Ok found some info in the comment section. Also a possibility of what it might be. so anyone have any idea.. what sensor their talking about exactly? Would that lead to my heater problem? What does this valve operate exactly? Just the hvac system heater side?
Don't waste brainpower on the inverter coolant pump unless you have some reason to. Coolant control valve noises don't come from the inverter coolant pump, and HVAC symptoms don't come from the inverter coolant pump. Some old cars used a valve to regulate the amount of coolant through the cabin heater based on your cabin heat number setting. The Prius doesn't. It uses the same coolant flow through the heater all the time, and uses an air-mix door to control how much of your cabin airflow goes through it or around it, and that's what controls your cabin air vent outlet temperature. The gen 2 Prius coolant control valve isn't there for the purpose of controlling cabin heat. It's there to control when hot fluid gets stored in or retrieved from the thermos, to shorten engine warmup time. However, it can have an effect on cabin heat, if it happens to get stuck in one of the storage/retrieval positions where coolant flow is diverted from the cabin heater. The position sensor is a potentiometer that is inside the coolant control valve mechanism. Toyota only sells the control valve as an assembly. If you are an electronics geek you can find an old thread here where somebody opened the valve and changed the potentiometer with an off-the-shelf one. The thread had pictures.
the heater has to work off of this somehow, to tell when to turn the engine on and off. Heater use and mpg correlate.
or maybe its possible, even if i cant feel it, -example when i turn off vent from outside and turn on recirculate(cant feel it) the fans still blowing anyway... yea idk how im not hearing the fan from the inside- but the mpg is still down compared to what temp i set the temperature at on the heater whether on not i turn it on vent from outside or recirculate. but air blowing over the heater core would also lower the engine temp and cause it to turn back on to hold coolant at a certain temperature, too.
The car has a direct temperature sensor for the engine coolant, so decisions about when to start/stop the engine to maintain a desired coolant temperature can rely directly on that. The engine and HV ECUs also know when cabin heating is requested (because they're able to exchange network messages with the HVAC amplifier). That can have an influence on what coolant temperature range is targeted, as you can read about in threads like ➡this one⬅ if you're curious. (That's a gen 3 thread; as far as I know, there's also a gen 1 thread on the same topic. I don't know that anyone has done one for gen 2 specifically.) Except for curiosity to better know how the car works, you'd have enough information now to determine what to do about the coolant control valve: the hunting noise reveals that's it's faulty, and that can be fixed by replacing it.

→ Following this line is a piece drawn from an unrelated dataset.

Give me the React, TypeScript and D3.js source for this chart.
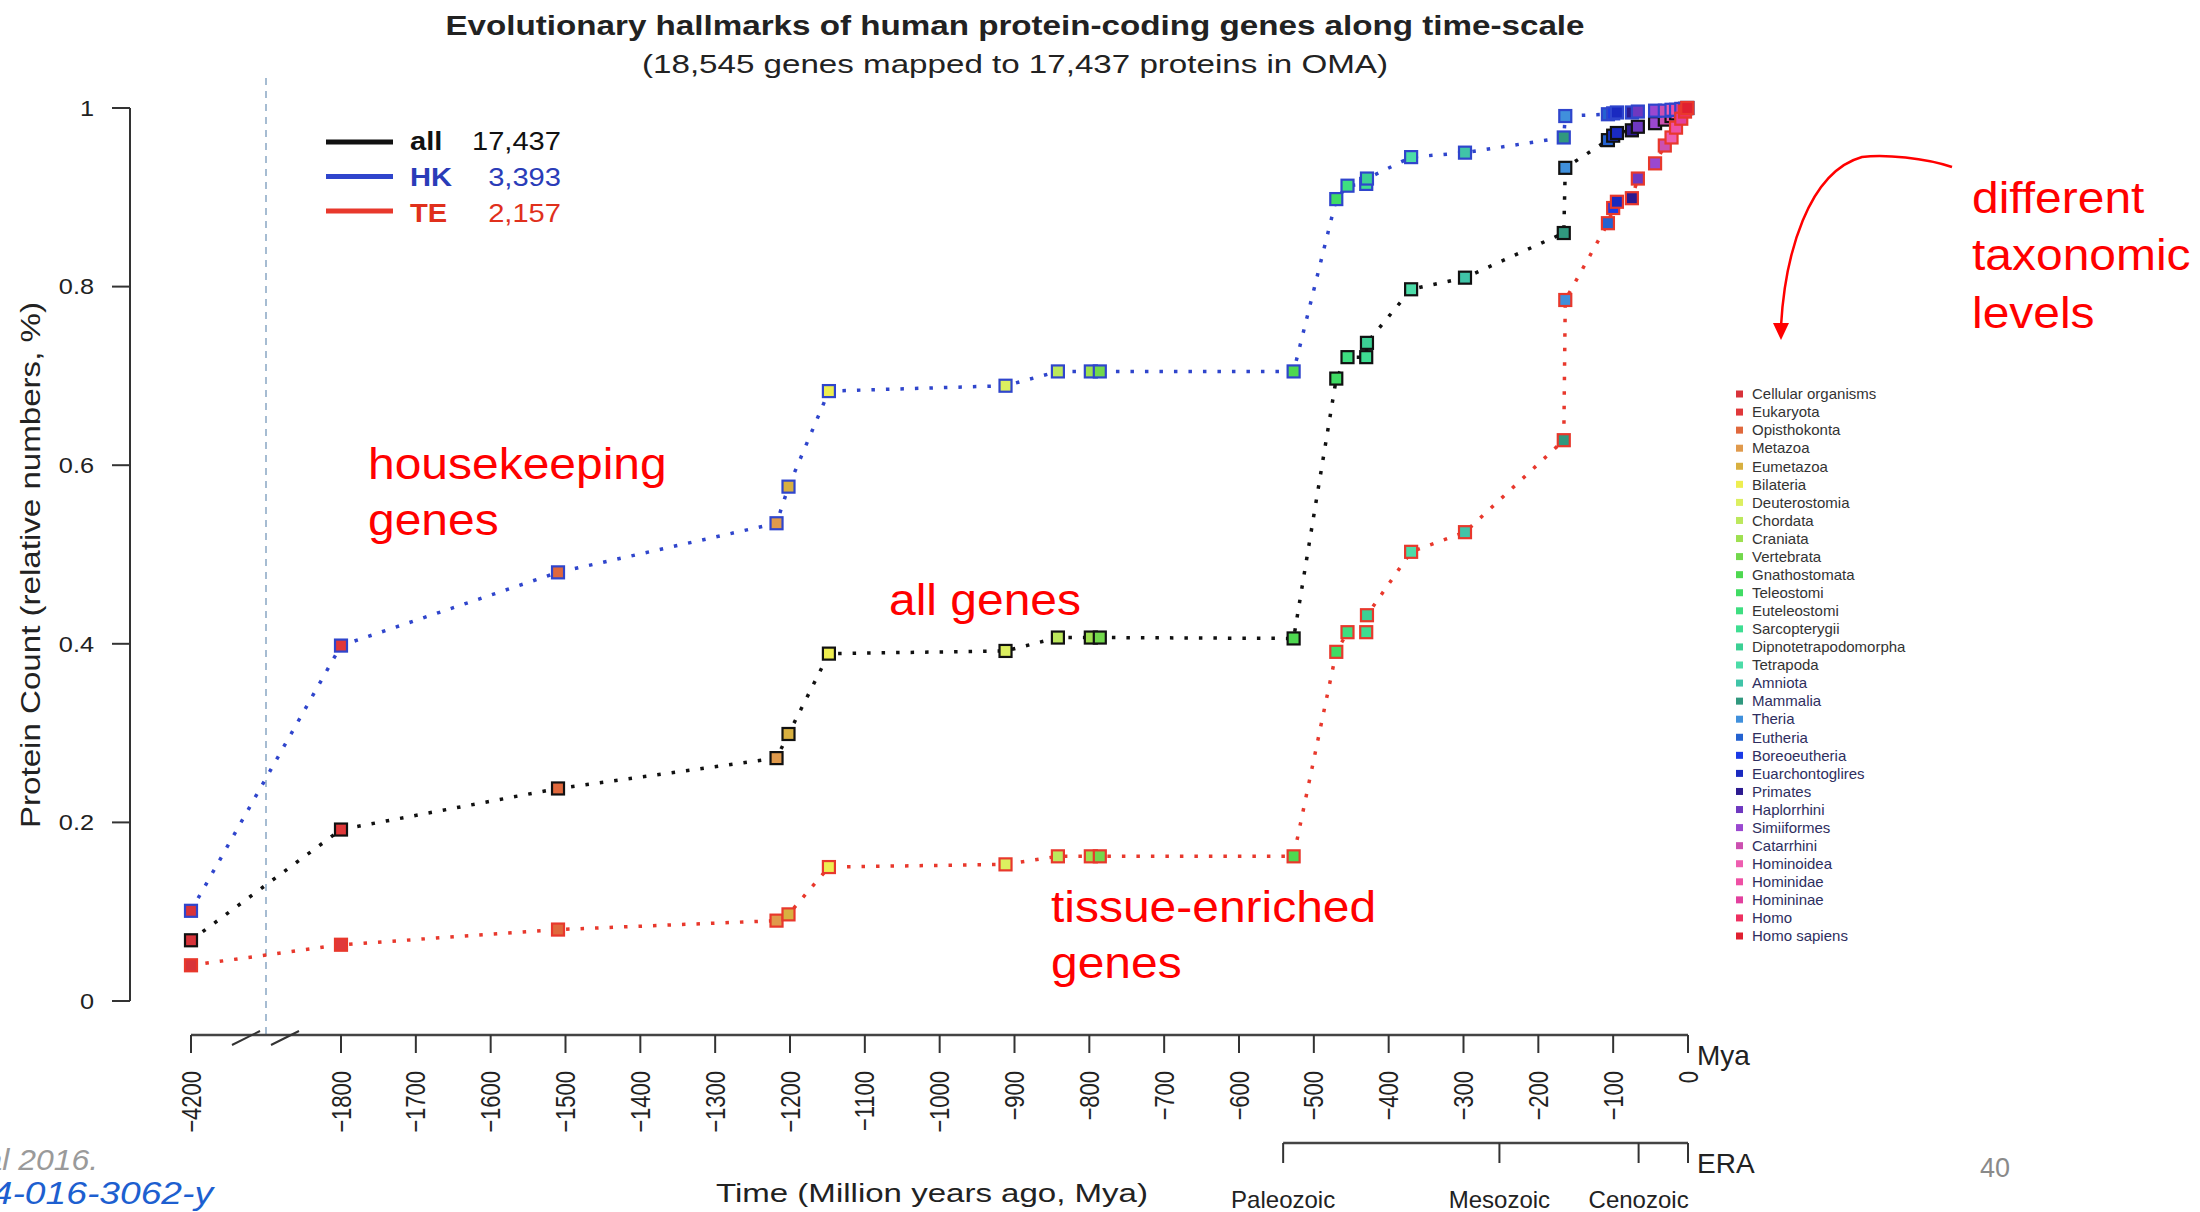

Chapman is right, guy who made video is wrong... To be clear, if it sounds like an old floppy disk drive that's the 3-way coolant valve that fails on all old Gen2 Prius and error code is P1121, which takes a whiel to finally show up. The error code this guy references is for a dead inverter pump, which you can determine by Not seeing turbulence in reservoir and NOT hearing the pump running. What's more, when the inverter overheats its just a thermal shutdown switch to protect the inverter and soon as everything cools down everything is fine. His claims of disaster if that happens is not accurate.